How Consently Helps You Honor Erasure and Consent Requests
Consently is a consent management platform, so it supports the consent side of erasure, not fulfillment of deletion requests on your behalf. Say consent is your legal basis, and a visitor withdraws it. You may then need to erase the data held on that basis, under Article 17 ground (b). Consently gives you the audit trail to act on it correctly.
Consently's timestamped Consent Logs record exactly who consented to what, and when, across your site. When a visitor withdraws consent, or asks you to confirm the basis for their data, you export the relevant log entry. That beats reconstructing it from memory. The log also lets you demonstrate, if a regulator ever asks, that you handled the request on a documented basis.
The Cookie Banner and its preference center are where that consent is captured and withdrawn in the first place. The log and the banner work together as one record. Consently's Privacy Policy Generator produces the policy page where you disclose erasure rights and the contact point for a request.
Consently does not process, route, or fulfill erasure requests for you; that part stays with your team. What it gives you is the documented consent trail and the policy disclosure that make handling those requests defensible.
Try Consently free to see the consent log and cookie banner set up on your own site.
FAQs
What is the right to be forgotten in simple terms?
The right to be forgotten is the GDPR right to ask an organization to delete your personal data. It is formally called the right to erasure under Article 17. It only applies in specific situations, and an organization can refuse it for legal reasons.

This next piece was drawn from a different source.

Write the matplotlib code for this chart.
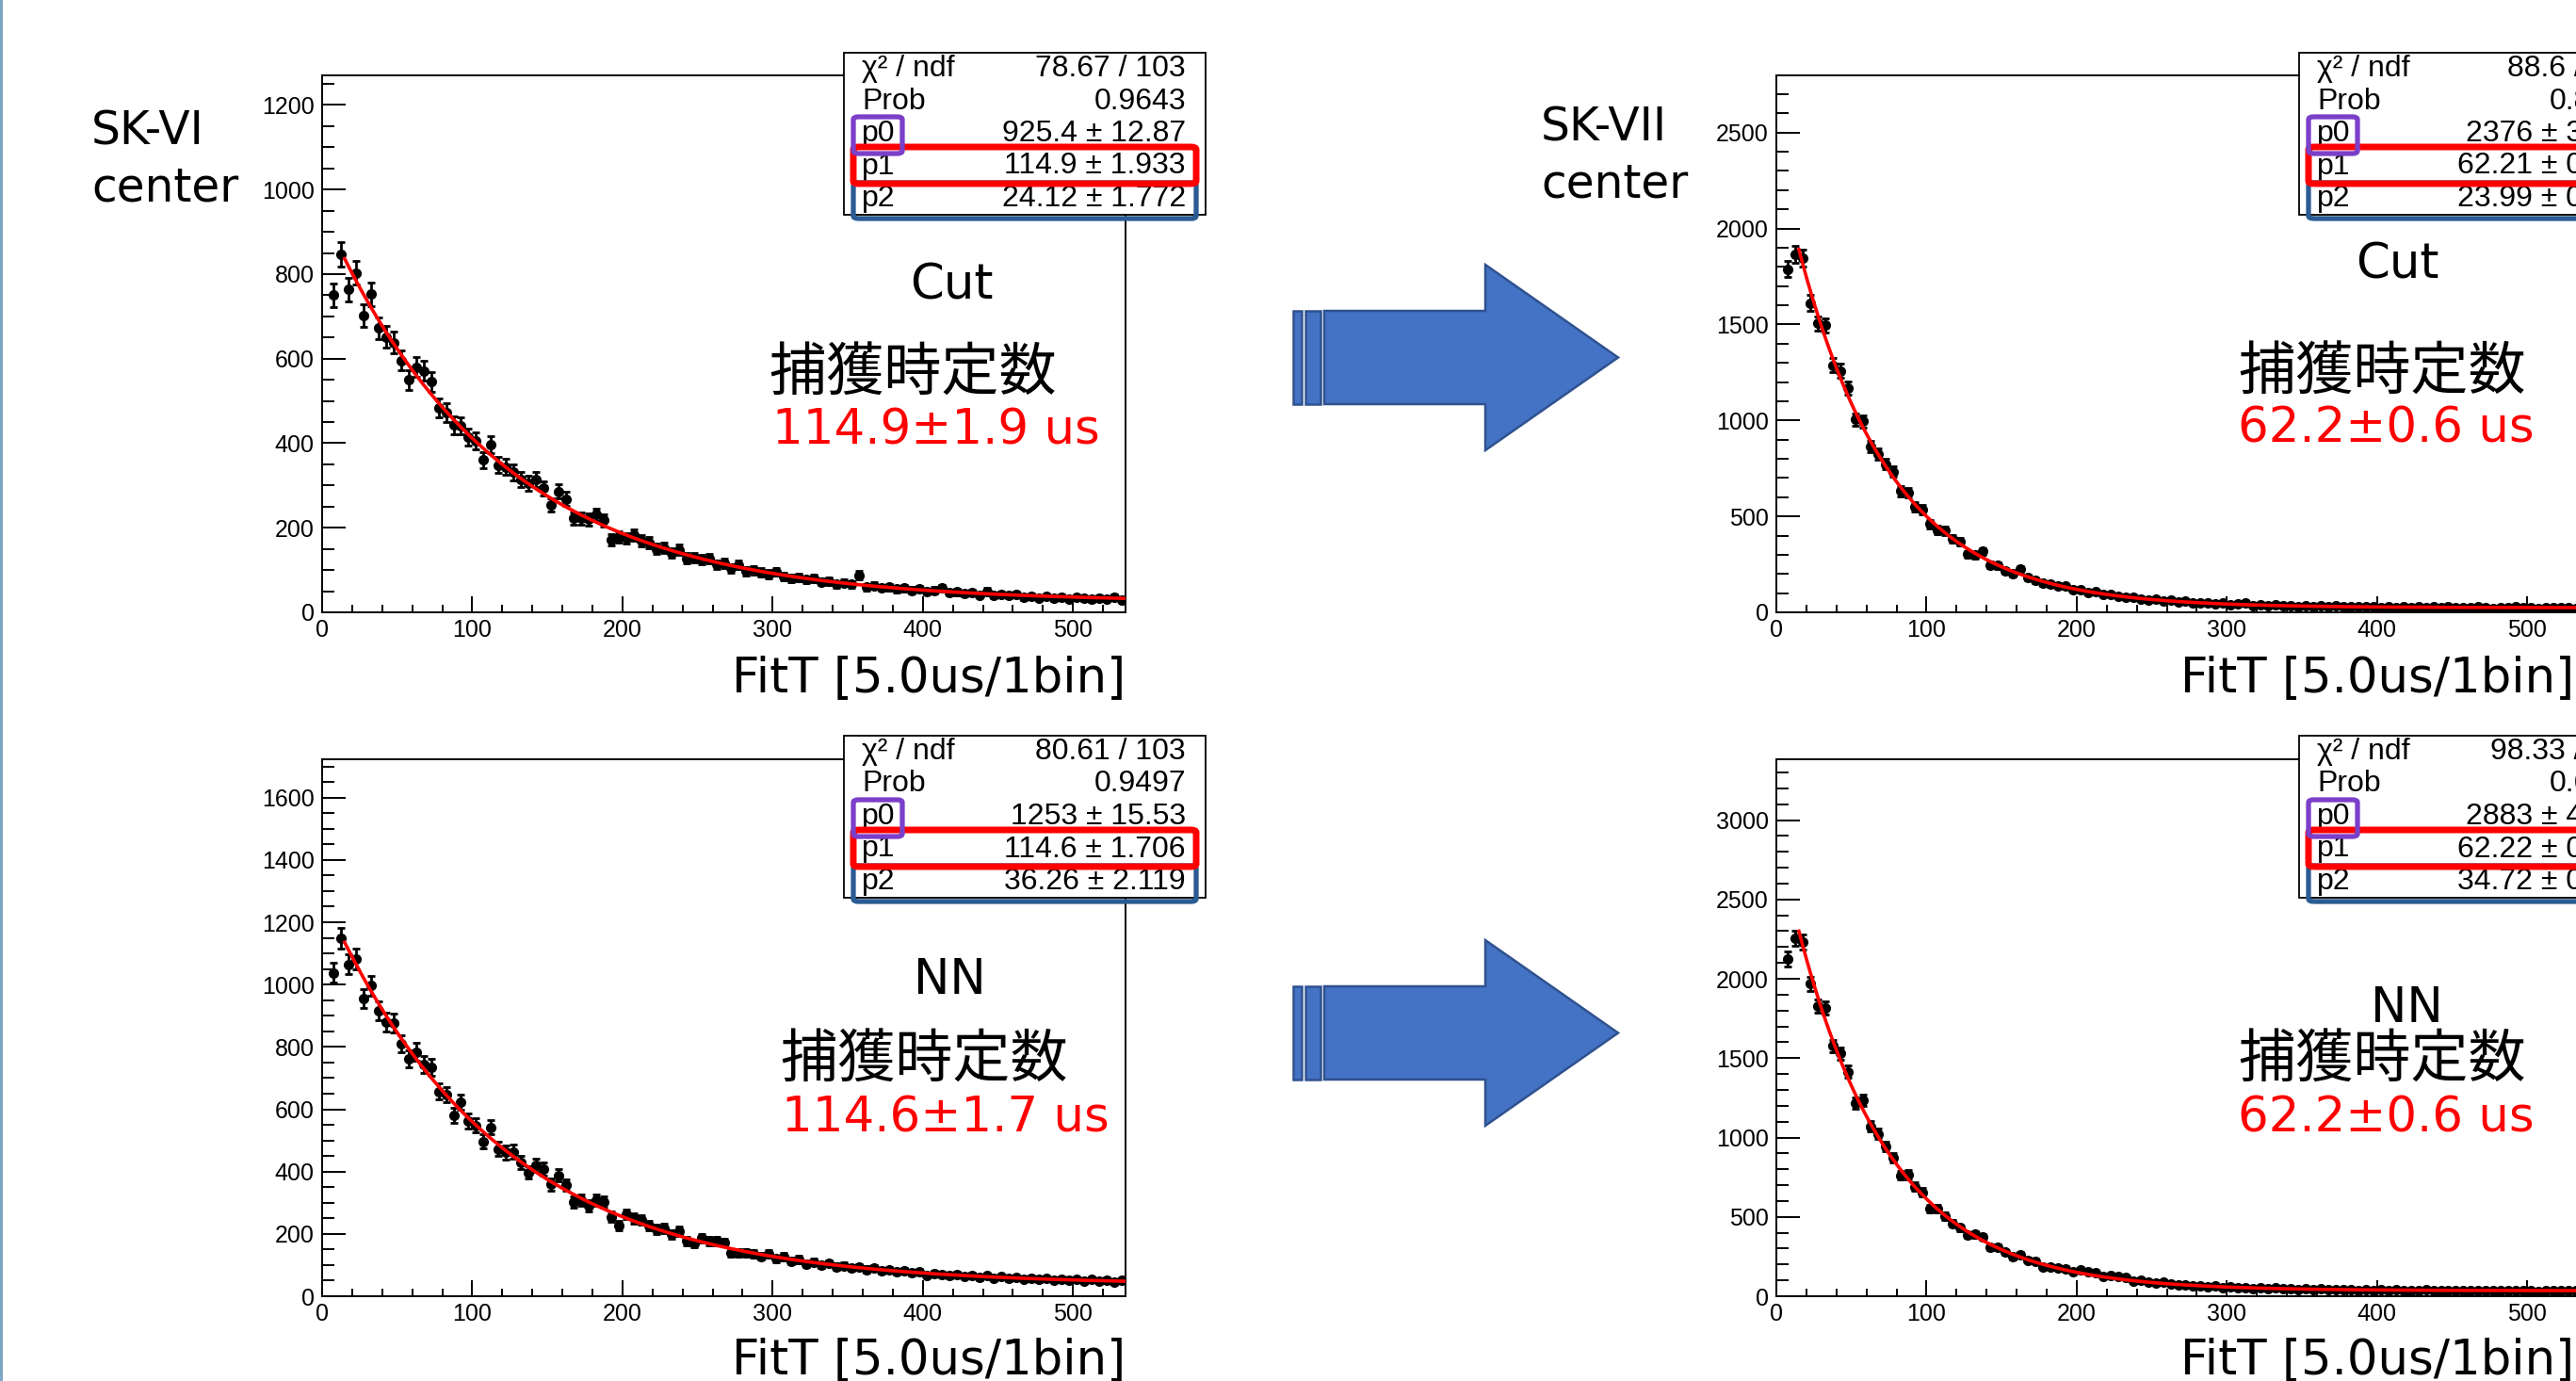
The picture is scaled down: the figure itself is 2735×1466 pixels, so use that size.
import numpy as np
import matplotlib
matplotlib.use("Agg")
import matplotlib.pyplot as plt
from matplotlib.patches import Rectangle, FancyBboxPatch, Polygon
from matplotlib.ticker import MultipleLocator

# ---------------- data ----------------
bin_edges = np.arange(5, 540, 5)          # 5 ... 535  (5.0 us / bin)
bin_centers = 0.5 * (bin_edges[:-1] + bin_edges[1:])

counts_sk6_cut = [750, 847, 764, 803, 702, 752, 672, 651, 638, 596,
                  550, 580, 571, 545, 484, 472, 443, 441, 415, 406,
                  360, 397, 348, 344, 331, 314, 305, 314, 293, 254,
                  286, 268, 222, 222, 220, 231, 218, 172,
                  178, 175, 183, 170, 165, 150, 152, 140, 148, 128,
                  130, 124, 127, 113, 116, 104, 112, 97, 100, 94,
                  90, 96, 85, 80, 83, 77, 80, 72, 74, 66,
                  70, 66, 88, 60, 63, 58, 60, 55, 57, 52,
                  56, 49, 52, 58, 46, 48, 44, 47, 41, 50,
                  40, 43, 39, 42, 36, 38, 34, 37, 33, 36,
                  32, 35, 33, 31, 34, 32, 36, 30]

counts_sk6_nn = [1038, 1149, 1065, 1083, 955, 997, 915, 880, 877, 810,
                 762, 784, 745, 735, 657, 647, 580, 623, 563, 548,
                 497, 542, 473, 461, 464, 430, 397, 421, 408, 359,
                 387, 357, 303, 309, 290, 309, 303, 255, 226, 263,
                 250, 245, 228, 214, 218, 198, 209, 177, 169, 186,
                 177, 177, 172, 140, 140, 140, 137,
                 128, 135, 120, 127, 112, 118, 104, 110, 100, 106,
                 95, 98, 90, 93, 86, 90, 82, 85, 78, 83,
                 75, 78, 68, 74, 70, 66, 71, 64, 67, 60,
                 65, 58, 62, 57, 60, 55, 58, 53, 57, 52,
                 55, 50, 54, 49, 53, 48, 52, 46, 50]

counts_sk7_cut = [1788, 1865, 1845, 1612, 1505, 1495, 1288, 1258, 1167, 1005,
                  995, 864, 823, 773, 732, 631, 625, 550, 536, 459,
                  429, 425, 384, 368, 303, 297, 318, 247, 243, 216,
                  202, 227, 182, 166, 152, 146,
                  138, 135, 120, 118, 104, 106, 92, 95, 84, 78,
                  80, 70, 66, 70, 60, 62, 54, 57, 50, 48,
                  50, 44, 47, 40, 42, 48, 36, 38, 35, 37,
                  33, 35, 31, 34, 30, 32, 29, 33, 28, 30,
                  27, 31, 28, 26, 29, 25, 28, 26, 30, 24,
                  27, 25, 28, 24, 26, 23, 27, 25, 22, 26,
                  24, 27, 23, 25, 22, 26, 24, 23, 25, 22]

counts_sk7_nn = [2124, 2255, 2230, 1970, 1829, 1815, 1576, 1530, 1414, 1218,
                 1235, 1071, 1022, 944, 875, 761, 765, 691, 655, 550,
                 554, 506, 459, 432, 386, 390, 375, 306, 306, 276,
                 249, 263, 228, 221, 185, 185, 179, 175, 154, 164,
                 154, 148, 122, 133, 122, 116, 95, 101, 91, 86, 91,
                 80, 72, 74, 66, 68, 60, 64, 56, 60, 52,
                 56, 50, 54, 47, 51, 45, 49, 43, 47, 42,
                 45, 40, 44, 39, 42, 38, 41, 37, 40, 36,
                 41, 35, 38, 36, 39, 34, 37, 35, 38, 33,
                 36, 34, 37, 33, 36, 34, 38, 33, 35, 32,
                 36, 34, 37, 33, 35]

# fit parameters p0*exp(-t/p1)+p2
fit_sk6_cut = (925.4, 114.9, 24.12)
fit_sk6_nn = (1253.0, 114.6, 36.26)
fit_sk7_cut = (2376.0, 62.21, 23.99)
fit_sk7_nn = (2883.0, 62.22, 34.72)

stat_labels = ["χ² / ndf", "Prob", "p0", "p1", "p2"]
stats_sk6_cut = ["78.67 / 103", "0.9643", "925.4 ± 12.87", "114.9 ± 1.933", "24.12 ± 1.772"]
stats_sk6_nn = ["80.61 / 103", "0.9497", "1253 ± 15.53", "114.6 ± 1.706", "36.26 ± 2.119"]
stats_sk7_cut = ["88.6 / 103", "0.8434", "2376 ± 35.21", "62.21 ± 0.634", "23.99 ± 0.573"]
stats_sk7_nn = ["98.33 / 103", "0.6057", "2883 ± 41.35", "62.22 ± 0.578", "34.72 ± 0.712"]

tau_sk6_cut = "114.9±1.9 us"
tau_sk6_nn = "114.6±1.7 us"
tau_sk7_cut = "62.2±0.6 us"
tau_sk7_nn = "62.2±0.6 us"

period_sk6 = ["SK-VI", "center"]
period_sk7 = ["SK-VII", "center"]
method_labels = ["Cut", "NN"]
tau_title = "捕獲時定数"
x_title = "FitT [5.0us/1bin]"

# ---------------- figure ----------------
W, H = 2735, 1466
DPI = 100
fig = plt.figure(figsize=(W / DPI, H / DPI), dpi=DPI)
fig.patch.set_facecolor("white")

BIG = ["DejaVu Sans", "Noto Sans CJK JP"]
CJK = ["Noto Sans CJK JP", "DejaVu Sans"]
ROOTF = ["Liberation Sans", "DejaVu Sans"]


def fx(x):
    return x / W


def fy(y):
    return 1 - y / H


def ftext(x, y, s, **kw):
    kw.setdefault("family", BIG)
    kw.setdefault("fontsize", 37)
    kw.setdefault("zorder", 6)
    fig.text(fx(x), fy(y), s, **kw)


def make_axes(l, t, r, b):
    return fig.add_axes([fx(l), fy(b), (r - l) / W, (b - t) / H])


def draw_hist(ax, counts, fit, ymax, ymaj, ymin):
    c = np.asarray(counts, dtype=float)
    ax.errorbar(bin_centers, c, xerr=2.5, fmt="none", ecolor="black",
                elinewidth=2.2, zorder=2)
    ax.errorbar(bin_centers, c, yerr=np.sqrt(c), fmt="o", ms=7,
                color="black", ecolor="black", elinewidth=2.0,
                capsize=3.0, capthick=2.0, zorder=3)
    xf = np.linspace(15, 535, 400)
    ax.plot(xf, fit[0] * np.exp(-xf / fit[1]) + fit[2], color="red", lw=2.6, zorder=4)
    ax.set_xlim(0, 535)
    ax.set_ylim(0, ymax)
    ax.xaxis.set_major_locator(MultipleLocator(100))
    ax.xaxis.set_minor_locator(MultipleLocator(20))
    ax.yaxis.set_major_locator(MultipleLocator(ymaj))
    ax.yaxis.set_minor_locator(MultipleLocator(ymin))
    ax.tick_params(axis="y", which="major", direction="in", length=18, width=1.4, pad=6,
                   labelsize=18)
    ax.tick_params(axis="y", which="minor", direction="in", length=9, width=1.4)
    ax.tick_params(axis="x", which="major", direction="in", length=12, width=1.4, pad=5,
                   labelsize=18)
    ax.tick_params(axis="x", which="minor", direction="in", length=6, width=1.4)
    for lab in ax.get_xticklabels() + ax.get_yticklabels():
        lab.set_family(ROOTF)
    for sp in ax.spines.values():
        sp.set_linewidth(1.4)
        sp.set_color("black")


def stats_box(L, T, values):
    Wb, Hb = 384, 172
    fig.add_artist(Rectangle((fx(L), fy(T + Hb)), Wb / W, Hb / H, transform=fig.transFigure,
                             facecolor="white", edgecolor="black", lw=1.3, zorder=5))
    for i, (lab, val) in enumerate(zip(stat_labels, values)):
        yc = T + 17 + 34.5 * i
        fig.text(fx(L + 19), fy(yc), lab, ha="left", va="center", fontsize=23,
                 family=ROOTF, zorder=6)
        fig.text(fx(L + 363), fy(yc), val, ha="right", va="center", fontsize=23,
                 family=ROOTF, zorder=6)
    hl = [((L + 10, T + 138, L + 374, T + 176), "#2A5B93", 3.8),
          ((L + 10, T + 100, L + 374, T + 139), "#FF0000", 5.0),
          ((L + 10, T + 68, L + 62, T + 107), "#7B3FC9", 3.8)]
    for (l, t, r, b), col, lw in hl:
        fig.add_artist(FancyBboxPatch((fx(l), fy(b)), (r - l) / W, (b - t) / H,
                                      boxstyle="round,pad=0,rounding_size=0.002",
                                      transform=fig.transFigure, facecolor="none",
                                      edgecolor=col, lw=lw, zorder=7))


def block_arrow(dy):
    fill, edge = "#4472C4", "#2F528F"
    pts = [(1406, 330), (1577, 330), (1577, 281), (1718, 379.5), (1577, 478),
           (1577, 429), (1406, 429)]
    fig.add_artist(Polygon([(fx(x), fy(y + dy)) for x, y in pts], closed=True,
                           transform=fig.transFigure, facecolor=fill, edgecolor=edge,
                           lw=1.8, zorder=5))
    for l, r in [(1373, 1382), (1386, 1402)]:
        fig.add_artist(Rectangle((fx(l), fy(429 + dy)), (r - l) / W, 99 / H,
                                 transform=fig.transFigure, facecolor=fill,
                                 edgecolor=edge, lw=1.8, zorder=5))


# left accent bar
fig.add_artist(Rectangle((0, 0), 3 / W, 1, transform=fig.transFigure,
                         facecolor="#7DA6C3", edgecolor="none", zorder=1))

# panels
panels = [
    dict(rect=(342, 80, 1195, 650), counts=counts_sk6_cut, fit=fit_sk6_cut, ymax=1270,
         ymaj=200, ymin=50, box=(896, 56), stats=stats_sk6_cut),
    dict(rect=(342, 806, 1195, 1376), counts=counts_sk6_nn, fit=fit_sk6_nn, ymax=1723,
         ymaj=200, ymin=50, box=(896, 781), stats=stats_sk6_nn),
    dict(rect=(1886, 80, 2739, 650), counts=counts_sk7_cut, fit=fit_sk7_cut, ymax=2798,
         ymaj=500, ymin=100, box=(2441, 56), stats=stats_sk7_cut),
    dict(rect=(1886, 806, 2739, 1376), counts=counts_sk7_nn, fit=fit_sk7_nn, ymax=3383,
         ymaj=500, ymin=100, box=(2441, 781), stats=stats_sk7_nn),
]
for p in panels:
    ax = make_axes(*p["rect"])
    draw_hist(ax, p["counts"], p["fit"], p["ymax"], p["ymaj"], p["ymin"])
    stats_box(p["box"][0], p["box"][1], p["stats"])

# slide texts
ftext(97, 153, period_sk6[0], ha="left", va="baseline", fontsize=35)
ftext(97, 213, period_sk6[1], ha="left", va="baseline", fontsize=35)
ftext(1636, 150, period_sk7[0], ha="left", va="baseline", fontsize=35)
ftext(1636, 210, period_sk7[1], ha="left", va="baseline", fontsize=35)

ftext(1010, 318, method_labels[0], ha="center", va="baseline")
ftext(2545, 296, method_labels[0], ha="center", va="baseline")
ftext(1008, 1055, method_labels[1], ha="center", va="baseline")
ftext(2555, 1085, method_labels[1], ha="center", va="baseline")

ftext(816, 414, tau_title, ha="left", va="baseline", family=CJK, fontsize=44)
ftext(820, 472, tau_sk6_cut, ha="left", va="baseline", color="red")
ftext(828, 1143, tau_title, ha="left", va="baseline", family=CJK, fontsize=44)
ftext(830, 1201, tau_sk6_nn, ha="left", va="baseline", color="red")
ftext(2376, 413, tau_title, ha="left", va="baseline", family=CJK, fontsize=44)
ftext(2376, 469, tau_sk7_cut, ha="left", va="baseline", color="red")
ftext(2376, 1143, tau_title, ha="left", va="baseline", family=CJK, fontsize=44)
ftext(2376, 1201, tau_sk7_nn, ha="left", va="baseline", color="red")

ftext(1195, 720, x_title, ha="right", va="center")
ftext(1195, 1444, x_title, ha="right", va="center")
ftext(2733, 720, x_title, ha="right", va="center")
ftext(2733, 1444, x_title, ha="right", va="center")

block_arrow(0)
block_arrow(717)

fig.savefig("out.png", dpi=DPI, facecolor="white")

Is the right to be forgotten absolute?
No. The right to be forgotten is a qualified right. An organization can lawfully refuse when it needs to keep the data for one of five reasons under Article 17(3). A legal obligation or a legal claim are two examples.
What is the difference between the right to be forgotten and the right to erasure?
There is no difference. "The right to be forgotten" is the popular name. "The right to erasure" is the formal legal term used in Article 17 of the GDPR. Both describe the same right.
Can I ask Google to remove search results about me?
Yes, through Google's own removal-request process, separate from GDPR erasure requests to the site that published the content. Removal from Google's search results (delisting) only affects name-based searches; it does not delete the underlying page, which stays live elsewhere online.
How long does a company have to delete my data under GDPR?
One month from receipt of a valid request. That deadline can extend by up to two further months for complex or numerous requests. The organization must tell you within the first month.
Can a company refuse to delete my data?
Yes. A company can refuse when keeping the data is necessary for freedom of expression, a legal obligation, public interest, archiving, research, or a legal claim. It must give you the reason within the one-month response window.
Does the right to be forgotten apply in the US?
Not as a single federal right; the First Amendment blocks a broad version of it. Some states, including California, Virginia, and Colorado, grant a narrower "right to delete" instead, and California's Delete Act adds a data-broker opt-out mechanism.
What happens if a company ignores my erasure request?
Complain to your supervisory authority, such as the ICO in the UK or your national data protection authority in the EU. Regulators can investigate the complaint and, in serious cases, fine the organization for non-compliance.
Can I request erasure if I only withdrew my cookie consent?
Yes. If consent was the only legal basis for processing your data, withdrawing it obligates the organization to erase the data collected on that basis. This does not apply if another lawful basis independently covers the same data.
The right to be forgotten is a real but conditional GDPR right, not a guaranteed data wipe on request. It sits alongside the full set of GDPR data subject rights. For a website owner, it is one piece of the broader GDPR compliance picture, not a standalone task.